From the linked page: "TUX has never been an integrated part of the official Linux kernel, although it has been shipped in some distributions, notably Red Hat, SuSE and Fedora."


Sure. My point is that Microsoft isn't the entity to put a web server (or at least components of one) in the kernel. Some may look at it and laugh about how silly that idea is, but in reality many have tried it.


Yep. Another reason folks are against systemd, as it also includes a baked-in http server. Systemd is also poised to become a veritable "second kernel" on linux systems and nobody seems to care enough to stop it.


Isn't systemd an user space process ?


Yes.

It's still on track to becoming a second kernel.


I agree that systemd is a bad idea in the sense that they are doing too much all at once. It is a fine level of arrogance to assume that there wont be problems along the way :P That being said this thread is about the poor souls who are running IIS servers.


And how much internet-facing web content is served with this toy webserver exactly?

That's what I thought, none (except maybe the author's blog? wild guess).


except maybe the author's blog? wild guess

Nope, Ingo Mólnar uses Google+ for his occasional blogging (though the last post seems to be from 2013).


Haha, I knew somebody would actually look it up :)

Thank you!


[deleted]


From that very link, they use IIS (what this CVE is about), not a linux kernel-space http server.


It really isn't.

OpenSSL's heartbleed was incredibly hard to patch because of the sheer number of products that link to the OpenSSL libraries.

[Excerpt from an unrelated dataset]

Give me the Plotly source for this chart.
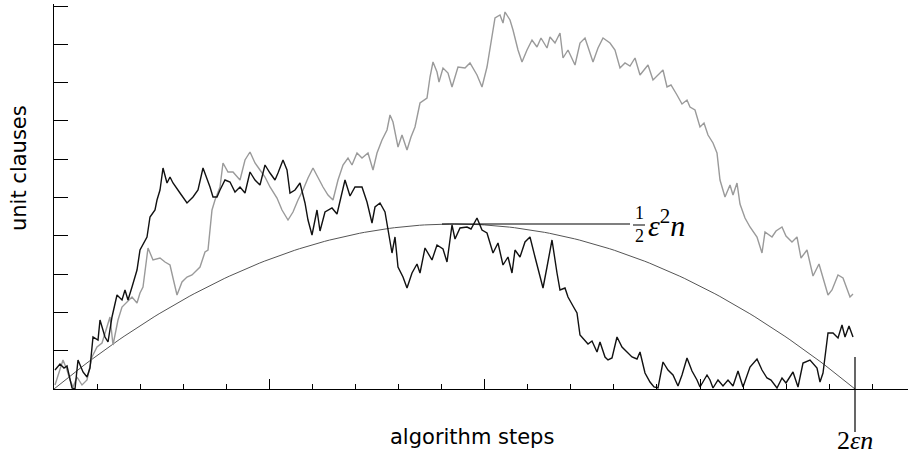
import plotly.graph_objects as go

# ---- data (x: algorithm steps, y: unit clauses) ----
black_steps = [1, 6, 10, 13, 18, 21, 24, 29, 33, 36, 39, 44, 46, 51, 54, 58, 63, 68, 71, 74, 78, 83, 86, 93, 96,
               101, 103, 106, 109, 113, 116, 119, 126, 133, 139, 144, 149, 152, 156, 159, 163, 166, 171, 176, 181,
               186, 191, 196, 201, 206, 211, 216, 221, 224, 229, 233, 236, 241, 246, 251, 254, 258, 263, 266, 271,
               278, 283, 291, 296, 301, 308, 313, 318, 321, 326, 331, 334, 338, 341, 344, 349, 353, 358, 363, 366,
               371, 378, 383, 389, 393, 398, 401, 406, 413, 417, 423, 428, 433, 436, 439, 444, 449, 454, 458, 461,
               466, 471, 476, 481, 486, 489, 493, 498, 503, 506, 511, 514, 519, 523, 526, 531, 534, 538, 543, 546,
               551, 554, 558, 563, 568, 573, 578, 583, 586, 591, 596, 600, 604, 609, 614, 619, 624, 628, 633, 638,
               643, 646, 651, 653, 656, 659, 664, 669, 674, 679, 684, 689, 696, 703, 708, 713, 717, 723, 728, 732,
               739, 744, 749, 756, 763, 766, 769, 772, 774, 779, 784, 788, 791, 795, 799]
black_clauses = [19, 25, 21, 23, 1, 0, 29, 17, 12, 21, 52, 49, 69, 52, 47, 72, 94, 89, 99, 89, 102, 119, 139, 152, 172,
                 179, 189, 199, 221, 206, 212, 206, 196, 186, 192, 199, 221, 213, 202, 192, 192, 199, 209, 207, 197,
                 202, 196, 217, 209, 204, 224, 216, 209, 216, 229, 219, 196, 199, 206, 186, 169, 154, 179, 158, 177,
                 181, 175, 209, 193, 202, 202, 187, 166, 182, 186, 177, 159, 136, 152, 122, 112, 101, 116, 125, 116,
                 141, 129, 144, 140, 127, 164, 150, 161, 162, 160, 171, 159, 156, 146, 136, 146, 124, 132, 116, 139,
                 132, 147, 152, 132, 112, 101, 122, 149, 116, 99, 101, 92, 83, 76, 54, 49, 45, 48, 37, 47,
                 32, 29, 31, 52, 42, 37, 32, 30, 37, 16, 7, 2, 1, 27, 19, 14, 3, 14, 31, 18,
                 9, 2, 10, 14, 9, 1, 9, 3, 9, 3, 18, 2, 22, 30, 19, 11, 9, 1, 11, 6,
                 17, 2, 26, 29, 21, 7, 16, 44, 56, 56, 51, 64, 52, 63, 52]

gray_steps = [1, 9, 13, 16, 19, 23, 28, 33, 38, 43, 48, 53, 56, 59, 64, 68, 73, 78, 83, 86, 89, 94, 99, 106, 111,
              116, 119, 123, 128, 133, 138, 143, 146, 151, 154, 158, 161, 166, 169, 174, 179, 186, 191, 196, 201,
              206, 211, 216, 223, 228, 234, 239, 244, 249, 254, 259, 264, 269, 274, 279, 284, 289, 294, 298, 303,
              308, 314, 319, 323, 328, 333, 336, 339, 344, 348, 353, 357, 361, 366, 373, 376, 379, 383, 385, 389,
              394, 398, 404, 411, 416, 423, 428, 433, 436, 441, 446, 449, 451, 456, 459, 464, 468, 473, 478, 483,
              487, 493, 496, 501, 506, 509, 514, 521, 526, 531, 534, 539, 544, 549, 556, 561, 566, 571, 576, 581,
              586, 591, 594, 599, 604, 609, 613, 617, 623, 628, 633, 636, 641, 646, 650, 654, 659, 663, 666, 671,
              676, 679, 683, 686, 691, 696, 703, 708, 711, 718, 722, 728, 732, 738, 743, 747, 753, 759, 765, 771,
              774, 778, 784, 789, 793, 796, 799]
gray_clauses = [4, 29, 19, 9, 2, 12, 4, 9, 32, 42, 46, 62, 72, 44, 69, 82, 87, 92, 86, 96, 102, 141, 129, 131, 127,
                124, 111, 94, 107, 112, 114, 119, 122, 137, 139, 179, 189, 202, 226, 217, 217, 209, 229, 237, 226,
                219, 212, 202, 191, 179, 169, 177, 189, 199, 211, 221, 211, 202, 194, 189, 209, 224, 231, 224, 236,
                231, 236, 219, 236, 249, 259, 274, 267, 242, 254, 239, 252, 262, 286, 291, 312, 327, 317, 307, 321,
                316, 302, 322, 321, 326, 314, 302, 322, 341, 371, 374, 366, 377, 369, 359, 339, 327, 339, 349, 342,
                351, 341, 352, 346, 356, 331, 339, 324, 346, 351, 342, 327, 341, 351, 346, 339, 321, 326, 323, 331,
                314, 321, 324, 309, 314, 319, 302, 304, 294, 285, 289, 282, 279, 262, 266, 254, 246, 236, 209, 192,
                204, 194, 206, 185, 171, 162, 152, 136, 157, 152, 158, 162, 153, 147, 152, 131, 139, 113, 125, 105,
                94, 99, 114, 111, 100, 92, 95]

# tick positions (no labels are shown in the chart)
y_ticks = [0, 38.3, 76.6, 114.9, 153.2, 191.5, 229.8, 268.1, 306.4, 344.7, 383.0]
x_major_ticks = [0, 215.35, 430.7, 646.05]
x_minor_step = 43.07

EPS2N = 801          # 2*eps*n : end of the critical window
HALF_EPS2N = 165     # (1/2) eps^2 n : height of the parabola's apex
PEAK_LINE_FROM = 388
PEAK_LINE_TO = 576

# theoretical parabola through (0,0), (eps n, 1/2 eps^2 n), (2 eps n, 0)
N_PTS = 161
par_x = [EPS2N * i / (N_PTS - 1) for i in range(N_PTS)]
par_y = [4 * HALF_EPS2N * (x / EPS2N) * (1 - x / EPS2N) for x in par_x]

fig = go.Figure()
fig.add_trace(go.Scatter(x=par_x, y=par_y, mode="lines",
                         line=dict(color="#555555", width=1), hoverinfo="skip"))
fig.add_trace(go.Scatter(x=gray_steps, y=gray_clauses, mode="lines",
                         line=dict(color="#9a9a9a", width=1.4)))
fig.add_trace(go.Scatter(x=black_steps, y=black_clauses, mode="lines",
                         line=dict(color="#111111", width=1.4)))
fig.add_trace(go.Scatter(x=[PEAK_LINE_FROM, PEAK_LINE_TO], y=[HALF_EPS2N, HALF_EPS2N], mode="lines",
                         line=dict(color="#000000", width=1.2), hoverinfo="skip"))

serif = "Liberation Serif, DejaVu Serif, serif"
# vertical marker at 2 eps n (crosses the x axis)
fig.add_shape(type="line", xref="x", yref="paper", x0=EPS2N, x1=EPS2N, y0=-0.112, y1=0.083,
              line=dict(color="black", width=1.2))
# fraction bar of 1/2
fig.add_shape(type="line", xref="x", yref="y", x0=PEAK_LINE_TO + 3, x1=PEAK_LINE_TO + 15,
              y0=HALF_EPS2N - 1, y1=HALF_EPS2N - 1, line=dict(color="black", width=1))

ann = [
    dict(text="1", x=PEAK_LINE_TO + 9, y=HALF_EPS2N, xref="x", yref="y", yshift=11,
         font=dict(family=serif, size=18, color="black")),
    dict(text="2", x=PEAK_LINE_TO + 9, y=HALF_EPS2N, xref="x", yref="y", yshift=-12,
         font=dict(family=serif, size=18, color="black")),
    dict(text="<i>ε</i><sup>2</sup><i>n</i>", x=PEAK_LINE_TO + 16, y=HALF_EPS2N, xref="x", yref="y",
         xanchor="left", yshift=1, font=dict(family=serif, size=30, color="black")),
    dict(text="2<i>εn</i>", x=EPS2N, y=-0.134, xref="x", yref="paper",
         font=dict(family=serif, size=26, color="black")),
    dict(text="algorithm steps", x=0.49, y=-0.125, xref="paper", yref="paper",
         font=dict(family="DejaVu Sans", size=21, color="black")),
    dict(text="unit clauses", x=-0.041, y=0.574, xref="paper", yref="paper", textangle=-90,
         font=dict(family="DejaVu Sans", size=21, color="black")),
]
for a in ann:
    a.update(showarrow=False, xanchor=a.get("xanchor", "center"), yanchor="middle")
fig.update_layout(annotations=ann)

fig.update_layout(
    width=910, height=458,
    margin=dict(l=54, r=2, t=4, b=69),
    paper_bgcolor="white", plot_bgcolor="white",
    showlegend=False,
    xaxis=dict(range=[0, 854], showgrid=False, zeroline=False, showline=True,
               linecolor="black", linewidth=1.3, ticks="inside", ticklen=10, tickwidth=1.2,
               tickcolor="black", tickmode="array", tickvals=x_major_ticks, showticklabels=False,
               minor=dict(ticks="inside", ticklen=5, tickwidth=1.2, tickcolor="black",
                          tickmode="linear", tick0=0, dtick=x_minor_step, showgrid=False)),
    yaxis=dict(range=[0, 385], showgrid=False, zeroline=False, showline=True,
               linecolor="black", linewidth=1.3, ticks="inside", ticklen=14, tickwidth=1.2,
               tickcolor="black", tickmode="array", tickvals=y_ticks, showticklabels=False),
)

fig.write_html("out.html", config={"displayModeBar": False},
               post_script="document.body.style.margin='0';document.body.style.overflow='hidden';")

It required painstaking effort to ensure everything was running the latest releases. And the severity of Heartbleed was such that all encrypted information could be deciphered.

Whereas this problem... is a simple server crash that can be fixed by running a Windows Update. Not even on the same scale of vulnerability.


I personally worried about the simplicity of the attack. Granted at this stage, its just a DoS, but then take corporate patch cycles into account.. In reality, most aren't going to get patched, at best, for another week or so. Security is still second-fiddle at many companies.